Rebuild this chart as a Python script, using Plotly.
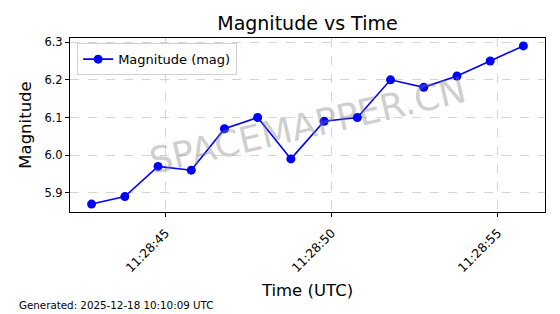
import plotly.graph_objects as go

times = ["2025-12-18 11:28:42.77", "2025-12-18 11:28:43.77", "2025-12-18 11:28:44.77",
         "2025-12-18 11:28:45.77", "2025-12-18 11:28:46.77", "2025-12-18 11:28:47.77",
         "2025-12-18 11:28:48.77", "2025-12-18 11:28:49.77", "2025-12-18 11:28:50.77",
         "2025-12-18 11:28:51.77", "2025-12-18 11:28:52.77", "2025-12-18 11:28:53.77",
         "2025-12-18 11:28:54.77", "2025-12-18 11:28:55.77"]
magnitude = [5.87, 5.89, 5.97, 5.96, 6.07, 6.10, 5.99, 6.09, 6.10, 6.20, 6.18, 6.21, 6.25, 6.29]
y_ticks = [5.9, 6.0, 6.1, 6.2, 6.3]

font = "DejaVu Sans"
fig = go.Figure()
fig.add_trace(go.Scatter(
    x=times, y=magnitude, mode="lines+markers", name="Magnitude (mag)",
    line=dict(color="#0000ff", width=1.6),
    marker=dict(color="#0000ff", size=9),
))

grid = dict(showgrid=True, gridcolor="#d4d4d4", griddash="dash", gridwidth=0.8,
            showline=True, linecolor="black", linewidth=1, mirror=True,
            ticks="outside", ticklen=4, tickcolor="black", zeroline=False)

fig.update_layout(
    width=560, height=314,
    margin=dict(l=70, r=15, t=38, b=102),
    plot_bgcolor="white", paper_bgcolor="white",
    font=dict(family=font, color="black"),
    title=dict(text="Magnitude vs Time", x=0.549, xanchor="center", y=0.925, yanchor="middle",
               font=dict(size=19, family=font)),
    xaxis=dict(type="date", range=["2025-12-18 11:28:42.12", "2025-12-18 11:28:56.42"],
               tick0="2025-12-18 11:28:45", dtick=5000, tickformat="%H:%M:%S",
               tickangle=-45, ticklabelstandoff=4,
               tickfont=dict(family=font, size=12.3, color="black"),
               title=dict(text="Time (UTC)", font=dict(size=16.5, family=font), standoff=10),
               **grid),
    yaxis=dict(range=[5.849, 6.311], tickvals=y_ticks, tickformat=".1f",
               tickfont=dict(family=font, size=11.5, color="black"),
               title=dict(text="Magnitude", font=dict(size=16.5, family=font), standoff=8),
               **grid),
    legend=dict(x=0.015, y=0.97, xanchor="left", yanchor="top",
                bgcolor="rgba(255,255,255,0.8)", bordercolor="#d0d0d0", borderwidth=1,
                font=dict(size=13, family=font)),
    showlegend=True,
)

fig.add_annotation(text="SPACEMAPPER.CN", xref="paper", yref="paper", x=0.5, y=0.5,
                   showarrow=False, textangle=-13,
                   font=dict(size=36, color="rgba(128,128,128,0.4)", family=font))
fig.add_annotation(text="Generated: 2025-12-18 10:10:09 UTC", xref="paper", yref="paper",
                   x=(17 - 70) / 475, y=(212 - 305) / 174, xanchor="left", yanchor="middle",
                   showarrow=False, font=dict(size=10.3, family=font, color="black"))

fig.write_html("out.html")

▶ _Problem_
Omit any images, then output the listing exactly.

▶ _Result of this task_
Rebuild this chart as a Python script, using Plotly.
import plotly.graph_objects as go

times = ["2025-12-18 11:28:42.77", "2025-12-18 11:28:43.77", "2025-12-18 11:28:44.77",
         "2025-12-18 11:28:45.77", "2025-12-18 11:28:46.77", "2025-12-18 11:28:47.77",
         "2025-12-18 11:28:48.77", "2025-12-18 11:28:49.77", "2025-12-18 11:28:50.77",
         "2025-12-18 11:28:51.77", "2025-12-18 11:28:52.77", "2025-12-18 11:28:53.77",
         "2025-12-18 11:28:54.77", "2025-12-18 11:28:55.77"]
magnitude = [5.87, 5.89, 5.97, 5.96, 6.07, 6.10, 5.99, 6.09, 6.10, 6.20, 6.18, 6.21, 6.25, 6.29]
y_ticks = [5.9, 6.0, 6.1, 6.2, 6.3]

font = "DejaVu Sans"
fig = go.Figure()
fig.add_trace(go.Scatter(
    x=times, y=magnitude, mode="lines+markers", name="Magnitude (mag)",
    line=dict(color="#0000ff", width=1.6),
    marker=dict(color="#0000ff", size=9),
))

grid = dict(showgrid=True, gridcolor="#d4d4d4", griddash="dash", gridwidth=0.8,
            showline=True, linecolor="black", linewidth=1, mirror=True,
            ticks="outside", ticklen=4, tickcolor="black", zeroline=False)

fig.update_layout(
    width=560, height=314,
    margin=dict(l=70, r=15, t=38, b=102),
    plot_bgcolor="white", paper_bgcolor="white",
    font=dict(family=font, color="black"),
    title=dict(text="Magnitude vs Time", x=0.549, xanchor="center", y=0.925, yanchor="middle",
               font=dict(size=19, family=font)),
    xaxis=dict(type="date", range=["2025-12-18 11:28:42.12", "2025-12-18 11:28:56.42"],
               tick0="2025-12-18 11:28:45", dtick=5000, tickformat="%H:%M:%S",
               tickangle=-45, ticklabelstandoff=4,
               tickfont=dict(family=font, size=12.3, color="black"),
               title=dict(text="Time (UTC)", font=dict(size=16.5, family=font), standoff=10),
               **grid),
    yaxis=dict(range=[5.849, 6.311], tickvals=y_ticks, tickformat=".1f",
               tickfont=dict(family=font, size=11.5, color="black"),
               title=dict(text="Magnitude", font=dict(size=16.5, family=font), standoff=8),
               **grid),
    legend=dict(x=0.015, y=0.97, xanchor="left", yanchor="top",
                bgcolor="rgba(255,255,255,0.8)", bordercolor="#d0d0d0", borderwidth=1,
                font=dict(size=13, family=font)),
    showlegend=True,
)

fig.add_annotation(text="SPACEMAPPER.CN", xref="paper", yref="paper", x=0.5, y=0.5,
                   showarrow=False, textangle=-13,
                   font=dict(size=36, color="rgba(128,128,128,0.4)", family=font))
fig.add_annotation(text="Generated: 2025-12-18 10:10:09 UTC", xref="paper", yref="paper",
                   x=(17 - 70) / 475, y=(212 - 305) / 174, xanchor="left", yanchor="middle",
                   showarrow=False, font=dict(size=10.3, family=font, color="black"))

fig.write_html("out.html")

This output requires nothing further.